His first Model 30 head had four exhaust ports and one intake port, all located on the right-hand side. The Model 31 had two intakes on the right and four exhaust ports on the left. Next came the Model 35C or “Improved RAJO Valve-in-Head” that had two intake ports and three exhaust ports on the right.
There was also a RAJO Model A that used the stock intake ports on the block and had two exhaust ports on the right. It was followed by the Model B with two intake ports on the right and four exhaust ports on the left. It came in three versions, with the BB having a higher compression ratio and the BB-R using two spark plugs per cylinder. The Model 35 became the Model C.

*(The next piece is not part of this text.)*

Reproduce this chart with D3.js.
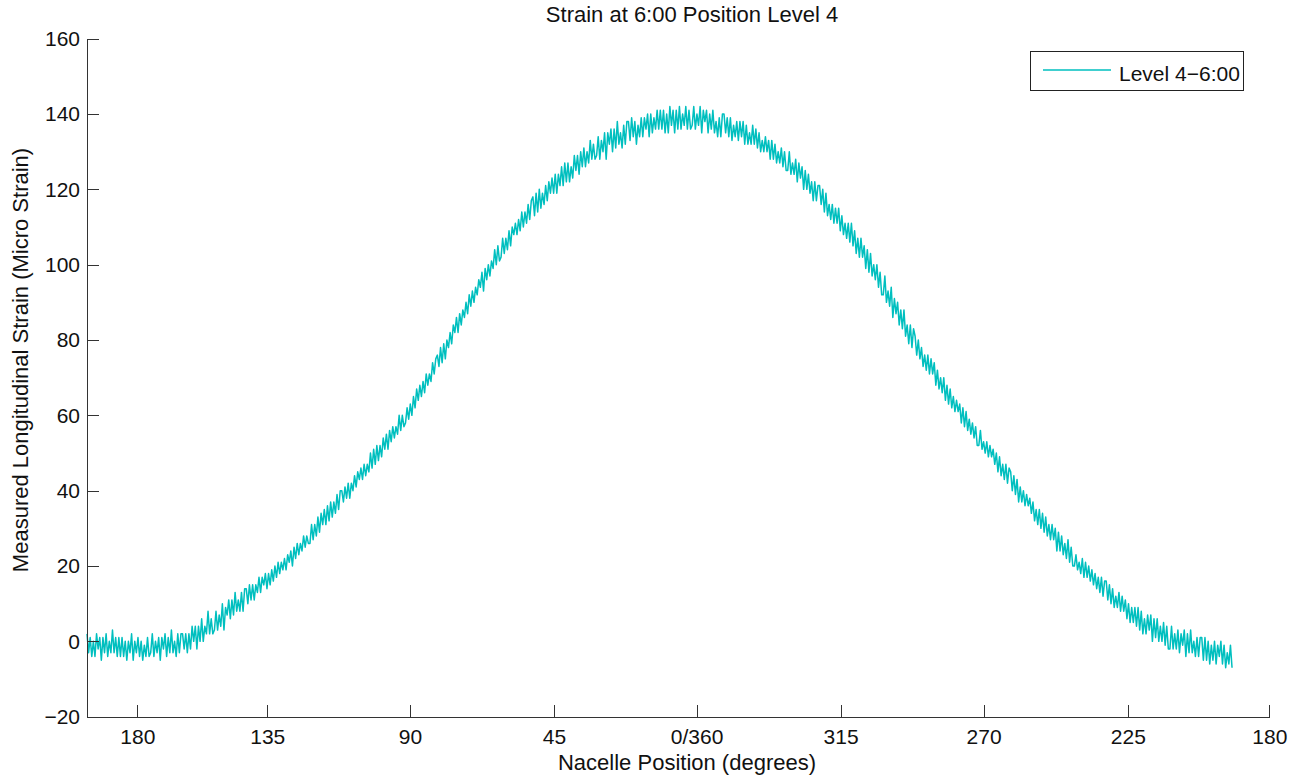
<!DOCTYPE html>
<html>
<head>
<meta charset="utf-8">
<title>Strain at 6:00 Position Level 4</title>
<script src="https://d3js.org/d3.v7.min.js"></script>
<style>
body { margin: 0; background: #fff; }
svg { font-family: "Liberation Sans", Arial, sans-serif; }
.axis path, .axis line { stroke: #333; stroke-width: 1; shape-rendering: crispEdges; }
.axis text { font-size: 21px; fill: #111; }
</style>
</head>
<body>
<script>
// x positions (sample units along the rotation) where each nacelle angle label sits
const xTickPos = [15.8, 56.6, 101.4, 146.6, 191.4, 236.6, 281.5, 326.8, 371.2];
const xTickLabels = ["180", "135", "90", "45", "0/360", "315", "270", "225", "180"];
const yTicks = [-20, 0, 20, 40, 60, 80, 100, 120, 140, 160];

// measured strain, one sample every 0.5 units
const sampleStep = 0.5;
const strain = [
  2,-3,1,-4,0,-4,2,-2,1,-5,1,-3,2,-4,0,-3,3,-3,1,-4,
  1,-4,1,-4,0,-5,0,-3,2,-5,0,-3,1,-4,0,-5,-1,-4,1,-4,
  -3,2,-4,0,-3,1,-5,1,-2,2,-4,1,-3,3,-3,0,-4,2,-3,2,
  2,-2,2,-3,2,-2,4,0,4,-2,4,0,6,0,4,2,8,2,6,2,
  3,8,3,7,4,10,3,9,7,11,6,11,7,13,8,11,8,13,8,14,
  14,10,15,11,15,11,15,13,17,13,17,15,18,14,18,15,19,16,20,17,
  21,18,21,19,22,19,23,21,24,20,25,22,26,23,26,24,28,25,28,26,
  26,31,27,31,28,33,29,34,31,35,31,36,32,37,33,37,34,39,35,40,
  40,37,41,38,42,38,42,40,44,41,45,43,46,43,47,44,47,45,50,46,
  51,47,52,48,52,49,54,51,55,51,56,53,57,54,57,55,60,56,60,57,
  58,62,59,63,60,65,62,67,64,68,65,69,66,71,68,71,69,74,71,75,
  76,73,78,74,79,75,80,78,82,79,84,82,86,82,87,84,88,86,90,87,
  92,89,93,90,94,92,96,94,98,93,99,96,100,97,101,99,104,100,105,101,
  102,107,103,107,104,109,105,110,108,111,108,112,109,114,110,114,111,116,112,117,
  118,113,119,114,120,115,119,116,121,117,122,119,123,119,124,119,124,121,126,121,
  127,122,127,122,126,123,129,125,129,124,130,126,131,126,130,127,133,128,132,128,
  129,134,128,133,130,135,128,135,132,136,130,136,131,138,132,135,131,137,132,138,
  138,133,139,134,138,132,137,134,139,134,139,136,140,134,140,135,139,136,141,136,
  141,136,141,135,140,135,142,137,141,135,141,136,142,136,140,137,142,136,141,136,
  137,142,136,140,137,142,135,141,138,141,135,140,136,141,135,138,134,139,134,140,
  140,135,139,134,139,133,137,134,138,133,138,134,138,132,137,132,135,132,137,132,
  136,131,135,130,133,130,134,130,133,128,133,128,132,127,130,127,131,126,130,125,
  125,130,124,127,124,128,122,127,123,126,120,125,120,124,119,122,117,122,117,121,
  121,116,120,114,119,113,116,112,116,111,115,111,115,109,113,108,111,107,111,106,
  111,105,109,103,107,102,107,102,105,99,104,98,103,97,100,96,100,94,98,92,
  92,97,90,93,89,94,86,91,87,90,84,88,83,88,81,84,79,84,78,83,
  81,76,80,75,78,73,76,72,76,71,75,71,74,68,72,67,70,66,70,64,
  68,63,67,62,65,61,64,61,63,58,62,57,61,56,59,55,58,54,57,52,
  52,56,51,53,50,53,49,52,49,51,47,50,45,49,44,47,43,47,42,46,
  45,40,44,39,43,37,41,37,40,36,39,36,38,34,37,32,35,31,35,30,
  34,29,33,28,31,27,31,27,30,24,29,24,28,23,26,22,27,21,25,20,
  20,23,19,21,18,22,17,21,17,20,16,19,15,18,14,17,13,17,12,16,
  16,11,15,10,14,9,12,9,13,8,12,8,11,6,10,5,9,5,9,4,
  9,3,8,2,6,2,7,3,7,0,6,1,6,0,4,0,5,-1,4,-2,
  -2,4,-2,2,-2,3,-3,2,-1,3,-4,2,-3,3,-3,0,-4,1,-4,1,
  1,-5,1,-5,0,-6,-1,-5,0,-6,-1,-4,0,-6,-1,-7,-3,-6,-1,-7
];
const seriesName = "Level 4\u22126:00";
const lineColor = "#00bfbf";

var W = 1299, H = 775;
var margin = {top: 38.7, right: 29.7, bottom: 58.3, left: 87};
var width = W - margin.left - margin.right,
    height = H - margin.top - margin.bottom;

var svg = d3.select("body").append("svg")
    .attr("width", W)
    .attr("height", H);

var g = svg.append("g")
    .attr("transform", "translate(" + margin.left + "," + margin.top + ")");

var x = d3.scaleLinear().domain([0, 371.2]).range([0, width]);
var y = d3.scaleLinear().domain([-20, 160]).range([height, 0]);

var data = strain.map(function(v, i) { return {x: i * sampleStep, y: v}; });

var valueline = d3.line()
    .x(function(d) { return x(d.x); })
    .y(function(d) { return y(d.y); });

g.append("path")
    .datum(data)
    .attr("fill", "none")
    .attr("stroke", lineColor)
    .attr("stroke-width", 1.5)
    .attr("stroke-linejoin", "round")
    .attr("d", valueline);

var xAxis = d3.axisBottom(x)
    .tickValues(xTickPos)
    .tickFormat(function(d, i) { return xTickLabels[i]; })
    .tickSizeInner(-12)
    .tickSizeOuter(0)
    .tickPadding(12);

var yAxis = d3.axisLeft(y)
    .tickValues(yTicks)
    .tickSizeInner(-12)
    .tickSizeOuter(0)
    .tickPadding(7);

g.append("g")
    .attr("class", "axis")
    .attr("transform", "translate(0," + height + ")")
    .call(xAxis);

g.append("g")
    .attr("class", "axis")
    .call(yAxis);

// title and axis labels
svg.append("text")
    .attr("x", 692).attr("y", 21.5)
    .attr("text-anchor", "middle")
    .style("font-size", "22px").style("fill", "#111")
    .text("Strain at 6:00 Position Level 4");

svg.append("text")
    .attr("x", 687).attr("y", 770)
    .attr("text-anchor", "middle")
    .style("font-size", "22px").style("fill", "#111")
    .text("Nacelle Position (degrees)");

svg.append("text")
    .attr("transform", "translate(28,360) rotate(-90)")
    .attr("text-anchor", "middle")
    .style("font-size", "22px").style("fill", "#111")
    .text("Measured Longitudinal Strain (Micro Strain)");

// legend
var legend = svg.append("g");
legend.append("rect")
    .attr("x", 1030.5).attr("y", 51.5)
    .attr("width", 213).attr("height", 39)
    .attr("fill", "#fff").attr("stroke", "#222").attr("stroke-width", 1);
legend.append("line")
    .attr("x1", 1043).attr("x2", 1111).attr("y1", 70).attr("y2", 70)
    .attr("stroke", lineColor).attr("stroke-width", 1.5);
legend.append("text")
    .attr("x", 1119).attr("y", 80.5)
    .style("font-size", "21px").style("fill", "#111")
    .text(seriesName);
</script>
</body>
</html>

On June 18, 1919, Jagersberger married Amanda Olle. They lived at 320 14th St. in Racine. Amanda was Haas’ maternal grandmother. RAJO continued and counted many checkered flags in racing during the 1920s. In 1921, RAJO equipped cars took second and third place out of a field of 14 starters in a July 10 race at Independence, Mo. The next year a RAJO modified engine won Noel Bullock’s Pikes Peak Championship. Prior to 1930, “Racine Joe” had built around 50 engines, primarily for racing cars.
During the 1930s and 1940s, there was an intense rivalry between cars with RAJO power and Frontenacs that the Chevrolet brothers developed in the 1920s.
Then, World War II came along. Racing was, for the most part, suspended and RAJO made parts for tractors, tanks and war goods built by Caterpillar, Cadillac and U.S. Rubber Co.
After the war, Jagersberger designed the compound induction cylinder head for the 1941-1952 Chevrolet 216-cid in-line six.
As mentioned earlier, his modification to the Stivebolt six’s 15-bolt overhead valve cylinder head added another set of three intake ports above the three originals. This change permitted the addition of a multiple carburetion utilizing a separate intake manifold.
In total, Jagersberger made overhead-valve cylinder heads for around 4,000 Chevrolets and Fords before he passed away on Oct. 5, 1952. His company survived in Racine until 1980. On June 2, 2007, Racine Joe was inducted into the Sprint Car Hall of Fame in Knoxsville, Iowa. He has also been recognized by the Model T Ford Club of America.